Odoo strengths and weaknesses
- Strengths: lower entry cost, modular flexibility, broad functional coverage, and adaptability for SMB operating models.
- Strengths: useful where the business wants to evolve processes incrementally rather than undertake a large transformation program.
- Weaknesses: construction-specific depth may require partner extensions or custom development.
- Weaknesses: governance, support consistency, and long-term architecture quality can vary significantly by implementation approach.
NetSuite strengths and weaknesses
- Strengths: strong cloud financial platform, good multi-entity support, mature ecosystem, and balanced implementation profile.
- Strengths: often a practical fit for growing construction firms that need more control without enterprise-program complexity.
- Weaknesses: recurring cost can rise as modules, entities, and users expand.
- Weaknesses: some construction-specific workflows may depend on SuiteApps, partner design, or adjacent systems.
Executive decision guidance: which ERP fits which construction business
Choose SAP if your construction organization is already operating at enterprise scale or is moving toward a highly governed multi-entity model. It is usually the better fit when procurement complexity, compliance, shared services, executive reporting, and long-term standardization matter more than implementation speed.
Choose Odoo if you are an SMB construction firm that needs broad ERP functionality at a lower entry cost and you are comfortable relying on a capable partner to shape the platform around your workflows. It is often best where flexibility and affordability matter more than enterprise-grade standardization.
Choose NetSuite if you are a growing construction company that needs stronger financial control, cloud delivery, and multi-entity scalability without taking on the full complexity of an enterprise ERP transformation. It is often the most balanced option for firms in the middle of the market, provided construction-specific requirements are validated early.

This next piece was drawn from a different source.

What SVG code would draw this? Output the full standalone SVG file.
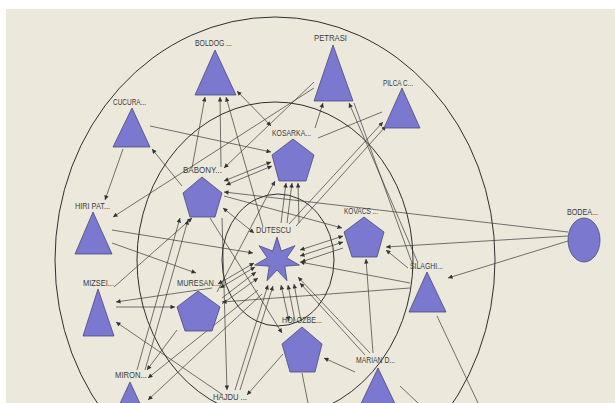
<svg xmlns="http://www.w3.org/2000/svg" width="615" height="403" viewBox="0 0 615 403">
<defs>
<marker id="a" viewBox="0 0 10 10" refX="10" refY="5" markerWidth="7" markerHeight="4.5" markerUnits="userSpaceOnUse" orient="auto-start-reverse"><path d="M0,0 L10,5 L0,10 z" fill="#333"/></marker>
<style>
.bg{fill:#ECE9DC}
.ring{fill:none;stroke:#2e2e2e;stroke-width:1}
.n{fill:#7B78D0;stroke:#4a4a78;stroke-width:0.8}
.e line{stroke:#3a3a3a;stroke-width:0.7}
.e .s{marker-end:url(#a)}
.e .b{marker-start:url(#a);marker-end:url(#a)}
text{font-family:"Liberation Sans",Arial,sans-serif;font-size:8.5px;fill:#3a3a3a}
</style>
</defs>
<rect width="615" height="403" fill="#ffffff"/>
<rect class="bg" x="6" y="9" width="609" height="394"/>
<g id="rings">
<ellipse class="ring" cx="275" cy="260" rx="220" ry="243"/>
<ellipse class="ring" cx="275" cy="260" rx="138" ry="158"/>
<ellipse class="ring" cx="278" cy="260" rx="56" ry="66"/>
</g>
<g id="edges" class="e">
<line class="s" x1="150" y1="126" x2="271" y2="152"/>
<line class="s" x1="123" y1="149" x2="105" y2="200"/>
<line class="s" x1="182" y1="186" x2="152" y2="149"/>
<line class="s" x1="192" y1="168" x2="205" y2="97"/>
<line class="s" x1="221" y1="167" x2="220" y2="97"/>
<line class="s" x1="263" y1="227" x2="226" y2="97"/>
<line class="b" x1="237" y1="91" x2="271" y2="126"/>
<line class="s" x1="314" y1="82" x2="224" y2="168"/>
<line class="s" x1="314" y1="88" x2="113" y2="217"/>
<line class="s" x1="315" y1="128" x2="323" y2="103"/>
<line class="s" x1="418" y1="263" x2="349" y2="103"/>
<line x1="412" y1="263" x2="354" y2="103"/>
<line x1="318" y1="138" x2="382" y2="112"/>
<line class="s" x1="289" y1="224" x2="383" y2="122"/>
<line class="s" x1="296" y1="226" x2="386" y2="126"/>
<line class="b" x1="224" y1="181" x2="271" y2="162"/>
<line class="b" x1="226" y1="185" x2="272" y2="166"/>
<line class="s" x1="281" y1="223" x2="286" y2="183"/>
<line class="s" x1="287" y1="223" x2="292" y2="183"/>
<line class="s" x1="299" y1="223" x2="298" y2="183"/>
<line class="s" x1="224" y1="196" x2="342" y2="228"/>
<line class="s" x1="568" y1="232" x2="224" y2="192"/>
<line class="s" x1="568" y1="236" x2="386" y2="247"/>
<line class="s" x1="568" y1="241" x2="448" y2="278"/>
<line class="s" x1="408" y1="268" x2="386" y2="250"/>
<line class="s" x1="410" y1="283" x2="300" y2="262"/>
<line class="s" x1="410" y1="288" x2="222" y2="302"/>
<line x1="437" y1="316" x2="478" y2="403"/>
<line class="b" x1="343" y1="236" x2="300" y2="250"/>
<line class="b" x1="343" y1="242" x2="300" y2="256"/>
<line class="s" x1="343" y1="248" x2="301" y2="262"/>
<line class="s" x1="373" y1="353" x2="366" y2="259"/>
<line class="s" x1="370" y1="353" x2="298" y2="277"/>
<line class="s" x1="365" y1="355" x2="300" y2="283"/>
<line class="s" x1="355" y1="372" x2="324" y2="358"/>
<line x1="400" y1="386" x2="418" y2="403"/>
<line class="b" x1="289" y1="321" x2="281" y2="285"/>
<line class="s" x1="295" y1="321" x2="288" y2="285"/>
<line class="s" x1="301" y1="321" x2="294" y2="284"/>
<line class="s" x1="112" y1="230" x2="253" y2="253"/>
<line class="s" x1="112" y1="243" x2="196" y2="273"/>
<line class="s" x1="212" y1="288" x2="116" y2="302"/>
<line class="s" x1="116" y1="307" x2="175" y2="307"/>
<line class="s" x1="114" y1="287" x2="192" y2="218"/>
<line class="s" x1="223" y1="395" x2="116" y2="322"/>
<line class="s" x1="137" y1="370" x2="180" y2="218"/>
<line class="s" x1="145" y1="370" x2="188" y2="220"/>
<line class="s" x1="177" y1="330" x2="147" y2="370"/>
<line class="s" x1="258" y1="290" x2="148" y2="378"/>
<line class="s" x1="262" y1="294" x2="148" y2="400"/>
<line class="s" x1="222" y1="218" x2="227" y2="390"/>
<line class="s" x1="235" y1="390" x2="268" y2="285"/>
<line class="s" x1="240" y1="390" x2="273" y2="286"/>
<line class="s" x1="283" y1="354" x2="247" y2="395"/>
<line x1="302" y1="373" x2="308" y2="403"/>
<line class="b" x1="218" y1="284" x2="254" y2="263"/>
<line class="b" x1="220" y1="288" x2="255" y2="267"/>
<line class="s" x1="222" y1="298" x2="256" y2="272"/>
<line class="s" x1="222" y1="304" x2="258" y2="278"/>
<line class="b" x1="223" y1="208" x2="254" y2="233"/>
<line class="s" x1="217" y1="292" x2="275" y2="181"/>
<line class="s" x1="210" y1="218" x2="282" y2="333"/>
</g>
<g id="BOLDOG"><polygon class="n" points="215,50 236,95 195,95"/><text x="195" y="46" textLength="37" lengthAdjust="spacingAndGlyphs">BOLDOG ...</text></g>
<g id="PETRASI"><polygon class="n" points="333,45 353,101 314,101"/><text x="314" y="41" textLength="33" lengthAdjust="spacingAndGlyphs">PETRASI</text></g>
<g id="PILCA"><polygon class="n" points="402,88 420,128 384,128"/><text x="383" y="86" textLength="30" lengthAdjust="spacingAndGlyphs">PILCA C...</text></g>
<g id="CUCURA"><polygon class="n" points="132,108 150,147 113,147"/><text x="113" y="105" textLength="33" lengthAdjust="spacingAndGlyphs">CUCURA...</text></g>
<g id="KOSARKA"><polygon class="n" points="293,139 314,155 306,181 279,181 272,155"/><text x="272" y="136" textLength="39" lengthAdjust="spacingAndGlyphs">KOSARKA...</text></g>
<g id="BABONY"><polygon class="n" points="202,177 222,193 215,217 190,217 183,193"/><text x="183" y="173" textLength="39" lengthAdjust="spacingAndGlyphs">BABONY...</text></g>
<g id="HIRI"><polygon class="n" points="93,212 112,254 75,254"/><text x="75" y="209" textLength="35" lengthAdjust="spacingAndGlyphs">HIRI PAT...</text></g>
<g id="DUTESCU"><polygon class="n" points="277,237 281.3,251 295,245.7 286.7,257.8 299.4,265.1 284.8,266.2 287,280.7 277,270 267,280.7 269.2,266.2 254.6,265.1 267.3,257.8 259,245.7 272.7,251"/><text x="256" y="233" textLength="35" lengthAdjust="spacingAndGlyphs">DUTESCU</text></g>
<g id="KOVACS"><polygon class="n" points="364,217 384,232 377,257 352,257 344,232"/><text x="344" y="214" textLength="34" lengthAdjust="spacingAndGlyphs">KOVACS ...</text></g>
<g id="BODEA"><ellipse class="n" cx="584" cy="240" rx="16" ry="22"/><text x="567" y="215" textLength="31" lengthAdjust="spacingAndGlyphs">BODEA...</text></g>
<g id="SILAGHI"><polygon class="n" points="427,272 446,312 409,312"/><text x="410" y="269" textLength="33" lengthAdjust="spacingAndGlyphs">SILAGHI...</text></g>
<g id="MIZSEI"><polygon class="n" points="98,289 114,336 83,336"/><text x="83" y="286" textLength="31" lengthAdjust="spacingAndGlyphs">MIZSEI...</text></g>
<g id="MURESAN"><polygon class="n" points="198,291 220,307 212,331 185,331 177,307"/><text x="177" y="286" textLength="43" lengthAdjust="spacingAndGlyphs">MURESAN...</text></g>
<g id="HOLOZBE"><polygon class="n" points="302,327 322,344 315,372 290,372 282,344"/><text x="282" y="323" textLength="40" lengthAdjust="spacingAndGlyphs">HOLOZBE...</text></g>
<g id="MARIAN"><polygon class="n" points="378,368 399,412 357,412"/><text x="356" y="363" textLength="39" lengthAdjust="spacingAndGlyphs">MARIAN D...</text></g>
<g id="MIRON"><polygon class="n" points="130,382 150,425 110,425"/><text x="115" y="378" textLength="32" lengthAdjust="spacingAndGlyphs">MIRON...</text></g>
<g id="HAJDU"><text x="213" y="400" textLength="34" lengthAdjust="spacingAndGlyphs">HAJDU ...</text></g>
</svg>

In final selection, construction buyers should score each platform against a realistic scenario set: estimate-to-project handoff, subcontractor onboarding, committed cost tracking, progress billing, retention management, change orders, equipment allocation, payroll integration, and executive margin reporting. The platform that handles these scenarios with the least operational compromise is usually the better decision, even if its headline pricing or brand profile is less attractive.